Ecevit Hükümetinin yanlış ekonomik politikaları sonucu sistem sanayiciyi faiz spekülatörü haline sokmuştu. Sanayiciye biçilen misyon, sadece spekülatif girişimlerdi. İşte bu zihniyet sanayileşme yolunda yarınlarımızı çalan en büyük engel bir handikabımızdı. Devlet o sıralar sürekli piyasadan para çekmekle meşguldü, çekilen paralar da bari iyi alanlarda kullanılsa gam yemeyiz, sermaye sağlıksız alanlarda heba edilerek özel girişimciliğin önüne set çekilmekteydi. Devletin göstermelik yatırımları özel girişimciliğin meydana getirdiği artı değerleri de silerek yeni kamburların türemesine yol açmıştı. Böylesi bir ekonomik yapılanmada, tabiî ki özel girişimciliğin dal-budak salması imkânsızlaşacaktı. Mevcut sistem rantiyecilerin, bedavadan yaşamaya alışmış odakların işine yarıyordu.
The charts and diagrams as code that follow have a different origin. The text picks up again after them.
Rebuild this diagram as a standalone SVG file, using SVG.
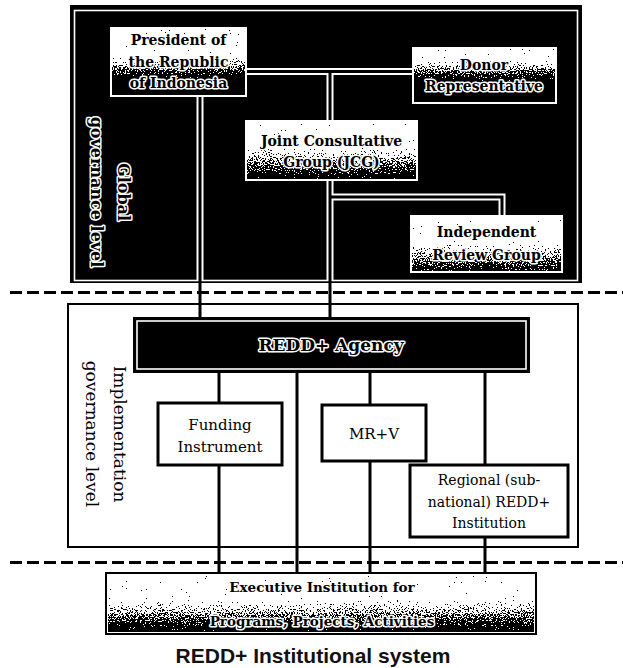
<svg xmlns="http://www.w3.org/2000/svg" width="623" height="668" viewBox="0 0 623 668">
  <defs>
    <style>
      .frame { fill: #000; }
      .inner { fill: none; stroke: #fff; stroke-width: 1.6; }
      .impl { fill: #fff; stroke: #000; stroke-width: 2; }
      .divider { fill: none; stroke: #000; stroke-width: 3; stroke-dasharray: 12 5; }
      .halo { fill: none; stroke: #fff; stroke-width: 7; }
      .link { fill: none; stroke: #000; stroke-width: 3; }
      .gbox { fill: #fff; }
      .ibox { fill: #fff; stroke: #000; stroke-width: 3; }
      .ebox { fill: #fff; stroke: #000; stroke-width: 2; }
      .agency { fill: #000; }
      .t { font-family: "DejaVu Serif", "Liberation Serif", serif; text-anchor: middle; fill: #000; }
      .tb { font-weight: bold; font-size: 14px; stroke: #fff; stroke-width: 3; paint-order: stroke; stroke-linejoin: round; }
      .tn { font-size: 15px; }
      .lab { font-size: 16px; font-weight: bold; stroke: #fff; stroke-width: 3; paint-order: stroke; stroke-linejoin: round; }
      .lab2 { font-size: 17px; }
      .title { font-family: "Liberation Sans", Arial, sans-serif; font-weight: bold; font-size: 21px; text-anchor: middle; fill: #111; }
    </style>
    <!-- speckled scan shading: gradient alpha thresholded against noise -->
    <filter id="grain" x="0" y="0" width="1" height="1" color-interpolation-filters="sRGB">
      <feTurbulence type="fractalNoise" baseFrequency="0.75" numOctaves="2" seed="7" result="noise"/>
      <feColorMatrix in="noise" type="matrix" values="0 0 0 0 0  0 0 0 0 0  0 0 0 0 0  1.8 0 0 0 -0.4" result="n"/>
      <feComposite in="SourceAlpha" in2="n" operator="arithmetic" k1="0" k2="1" k3="1" k4="-0.5" result="sum"/>
      <feComponentTransfer in="sum">
        <feFuncA type="discrete" tableValues="0 1"/>
      </feComponentTransfer>
    </filter>
    <linearGradient id="shPres" x1="0" y1="0" x2="0" y2="1">
      <stop offset="0.4" stop-color="#000" stop-opacity="0"/>
      <stop offset="0.76" stop-color="#000" stop-opacity="1"/>
    </linearGradient>
    <linearGradient id="shDonor" x1="0" y1="0" x2="0" y2="1">
      <stop offset="0.2" stop-color="#000" stop-opacity="0"/>
      <stop offset="0.6" stop-color="#000" stop-opacity="1"/>
    </linearGradient>
    <linearGradient id="shJcg" x1="0" y1="0" x2="0" y2="1">
      <stop offset="0.42" stop-color="#000" stop-opacity="0"/>
      <stop offset="1" stop-color="#000" stop-opacity="1"/>
    </linearGradient>
    <linearGradient id="shIrg" x1="0" y1="0" x2="0" y2="1">
      <stop offset="0.45" stop-color="#000" stop-opacity="0"/>
      <stop offset="1" stop-color="#000" stop-opacity="0.85"/>
    </linearGradient>
    <linearGradient id="shExec" x1="0" y1="0" x2="0" y2="1">
      <stop offset="0.42" stop-color="#000" stop-opacity="0"/>
      <stop offset="1" stop-color="#000" stop-opacity="1"/>
    </linearGradient>
  </defs>

  <rect width="623" height="668" fill="#fff"/>

  <!-- global governance level panel -->
  <g id="global-level">
    <rect class="frame" x="70" y="5" width="512" height="278"/>
    <rect class="inner" x="74.5" y="10.5" width="503" height="270"/>
    <text class="t lab" transform="translate(118,192) rotate(90)">Global</text>
    <text class="t lab" transform="translate(91,192) rotate(90)">governance level</text>
  </g>

  <!-- implementation governance level panel -->
  <g id="implementation-level">
    <rect class="impl" x="68" y="304" width="510" height="243"/>
    <text class="t lab2" transform="translate(114,434) rotate(90)">Implementation</text>
    <text class="t lab2" transform="translate(86,434) rotate(90)">governance level</text>
  </g>

  <!-- level dividers -->
  <g id="dividers">
    <line class="divider" x1="10" y1="292.5" x2="623" y2="292.5"/>
    <line class="divider" x1="10" y1="562.5" x2="623" y2="562.5"/>
  </g>

  <g id="connectors">
    <path class="halo" d="M247,71.5 H412 M330,71.5 V120 M200,97 V281 M330,181 V281 M330,197 H502 V215"/>
    <path class="link" d="M247,71.5 H412 M330,71.5 V120 M200,97 V317 M330,181 V317 M330,197 H502 V215"/>
    <path class="link" d="M219,373 V403 M219,465 V573 M297,373 V573 M370,373 V405 M370,461 V573 M485,373 V465 M485,537 V573"/>
  </g>

  <g id="president">
    <rect class="gbox" x="110" y="27" width="137" height="70"/>
    <rect x="112" y="29" width="133" height="66" fill="url(#shPres)" filter="url(#grain)"/>
    <text class="t tb" x="178.5" y="45">President of</text>
    <text class="t tb" x="178.5" y="67">the Republic</text>
    <text class="t tb" x="178.5" y="88">of Indonesia</text>
  </g>

  <g id="donor">
    <rect class="gbox" x="412" y="47" width="145" height="57"/>
    <rect x="414" y="49" width="141" height="53" fill="url(#shDonor)" filter="url(#grain)"/>
    <text class="t tb" x="484" y="70">Donor</text>
    <text class="t tb" x="484" y="91">Representative</text>
  </g>

  <g id="jcg">
    <rect class="gbox" x="245" y="120" width="173" height="61"/>
    <rect x="247" y="122" width="169" height="57" fill="url(#shJcg)" filter="url(#grain)"/>
    <text class="t tb" x="331.5" y="146">Joint Consultative</text>
    <text class="t tb" x="331.5" y="167">Group (JCG)</text>
  </g>

  <g id="review-group">
    <rect class="gbox" x="410" y="215" width="153" height="58"/>
    <rect x="412" y="217" width="149" height="54" fill="url(#shIrg)" filter="url(#grain)"/>
    <text class="t tb" x="486.5" y="237">Independent</text>
    <text class="t tb" x="486.5" y="260">Review Group</text>
  </g>

  <g id="agency">
    <rect class="agency" x="133" y="317" width="397" height="56"/>
    <rect class="inner" x="137" y="321" width="389" height="48"/>
    <text class="t lab" x="331" y="351" style="font-size:17px">REDD+ Agency</text>
  </g>

  <g id="funding">
    <rect class="ibox" x="158" y="403" width="124" height="62"/>
    <text class="t tn" x="220" y="430">Funding</text>
    <text class="t tn" x="220" y="452">Instrument</text>
  </g>

  <g id="mrv">
    <rect class="ibox" x="322" y="405" width="104" height="56"/>
    <text class="t tn" x="374" y="439">MR+V</text>
  </g>

  <g id="regional">
    <rect class="ibox" x="410" y="465" width="158" height="72"/>
    <text class="t tn" x="489" y="485" style="font-size:14px">Regional (sub-</text>
    <text class="t tn" x="489" y="507" style="font-size:14px">national) REDD+</text>
    <text class="t tn" x="489" y="528" style="font-size:14px">Institution</text>
  </g>

  <g id="executive">
    <rect class="ebox" x="106" y="573" width="430" height="61"/>
    <rect x="108" y="575" width="426" height="57" fill="url(#shExec)" filter="url(#grain)"/>
    <text class="t tb" x="322" y="592" style="font-size:13.5px">Executive Institution for</text>
    <text class="t tb" x="322" y="626" style="font-size:13.5px">Programs, Projects, Activities</text>
  </g>

  <text class="title" x="313" y="663">REDD+ Institutional system</text>
</svg>
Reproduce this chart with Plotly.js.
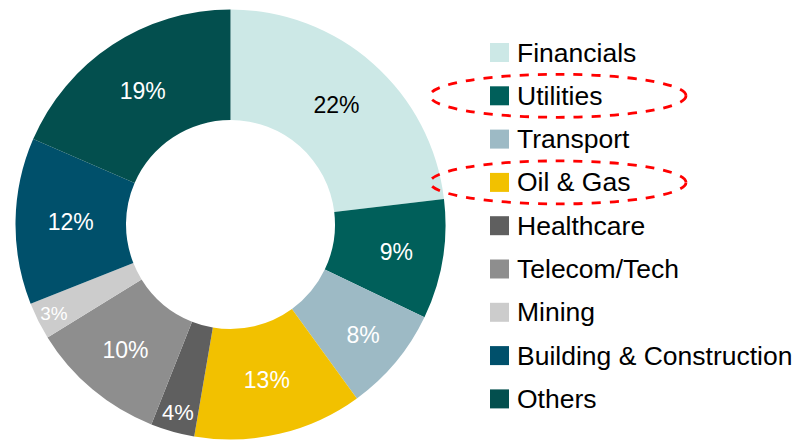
<!DOCTYPE html>
<html>
<head>
<meta charset="utf-8">
<script src="https://cdn.plot.ly/plotly-3.0.1.min.js"></script>
<style>html,body{margin:0;padding:0;background:#fff;}#chart{width:811px;height:442px;}</style>
</head>
<body>
<div id="chart"></div>
<script>
// Data
const categories = ["Financials", "Utilities", "Transport", "Oil & Gas", "Healthcare", "Telecom/Tech", "Mining", "Building & Construction", "Others"];
const shares = [23.1, 9.0, 7.9, 12.7, 3.3, 10.2, 2.8, 12.5, 18.5];
const shareLabels = ["22%", "9%", "8%", "13%", "4%", "10%", "3%", "12%", "19%"];
const colors = ["#CCE8E6", "#005F5A", "#9DBAC5", "#F2C100", "#5F5F5F", "#8E8E8E", "#CCCCCC", "#00506B", "#034F4E"];
const textColors = ["#000000", "#FFFFFF", "#FFFFFF", "#FFFFFF", "#FFFFFF", "#FFFFFF", "#FFFFFF", "#FFFFFF", "#FFFFFF"];
const highlighted = ["Utilities", "Oil & Gas"];

const W = 811, H = 442;
const px = x => x / W;
const py = y => 1 - y / H;

const trace = {
  type: "pie",
  labels: categories,
  values: shares,
  text: shareLabels,
  textinfo: "text",
  textposition: "inside",
  insidetextorientation: "horizontal",
  sort: false,
  direction: "clockwise",
  rotation: 0,
  hole: 0.486,
  marker: { colors: colors, line: { width: 0 } },
  insidetextfont: { family: "Liberation Sans, Arial, sans-serif", size: 23, color: textColors },
  domain: { x: [px(15.5), px(445.5)], y: [py(439.5), py(9.5)] },
  showlegend: false,
  hoverinfo: "label+text"
};

// Custom legend built from the category/color arrays
const legendX = 490, legendTextX = 515, firstRowY = 52.5, rowStep = 43.3, sq = 19;
const shapes = [];
const annotations = [];
categories.forEach((c, i) => {
  const cy = firstRowY + i * rowStep;
  shapes.push({
    type: "rect", xref: "paper", yref: "paper",
    x0: px(legendX), x1: px(legendX + sq),
    y0: py(cy + sq / 2), y1: py(cy - sq / 2),
    fillcolor: colors[i], line: { width: 0 }
  });
  annotations.push({
    xref: "paper", yref: "paper", x: px(legendTextX), y: py(cy),
    xanchor: "left", yanchor: "middle", showarrow: false, text: c,
    font: { family: "Liberation Sans, Arial, sans-serif", size: 26.5, color: "#000000" }
  });
  if (highlighted.includes(c)) {
    shapes.push({
      type: "circle", xref: "paper", yref: "paper",
      x0: px(430), x1: px(686),
      y0: py(cy + 21.5), y1: py(cy - 21.5),
      line: { color: "#FF0000", width: 2.8, dash: "dash" },
      fillcolor: "rgba(0,0,0,0)"
    });
  }
});

const layout = {
  width: W, height: H,
  margin: { l: 0, r: 0, t: 0, b: 0 },
  paper_bgcolor: "#FFFFFF",
  showlegend: false,
  shapes: shapes,
  annotations: annotations,
  font: { family: "Liberation Sans, Arial, sans-serif" }
};

Plotly.newPlot("chart", [trace], layout, { displayModeBar: false, staticPlot: true });
</script>
</body>
</html>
Siyasetimiz kısır çekişmelerle oyalanırken, sanayicilerimizde spekülatörlere kurban ediliyordu. Sadece karanlık odaklar mı? Elbette ki hayır, mevcut durumdan spekülatörler de pastadan en iyi şekilde pay alıp yatırım yapmadan kolay bir kazanç elde ediyorlardı. Aslında Türkiye’nin önü açık olmasına açıktı ama bu kördüğümü açacak yeni bir sistem kuramama sancısının bedelini yanlış siyasetçileri başa getirmek ya da bir başka ifade ile 28 Şubat ürünü ANASOL-M hükümetini işbaşına getirmekle ödedik. Ne zaman ki yatırıma yönelmeden sermayelerine sermaye katan mekanizmanın ardında ki çarpık sistemi sorgulanmaya başlandı, o zaman azda olsa sanayimiz canlanmaya başladı diyebiliriz. Türkiye’de öyle bir sistem kurulmuştu ki, adeta spekülatör çevrelerin ekmeğine yağ sürülmekteydi. Sanayicilerin bir kısmı elbette ki bundan rahatsızlardı. Fakat ne yapabilirler ki, o günleri bu kötü gidişe dur diyecek daha henüz siyasi irade belirmemişti. Neyse ki 2002 krizi sonrası siyasi irade belirince eskisi kadar spekülatörler cirit atamıyorlar. Bu Türkiye adına sevindirici gelişmedir. Bu konuda ümit varız hala.
Bizi bu hale getiren çarpık sistemin yaraları daha yeni yeni sarılsa da tam kendimize gelmişte sayılmayız. Yaşadığımız ekonomik krizin derin etkileri henüz tam anlamda silinmişte değil.
Velhasıl rantiye değil üretim diyoruz.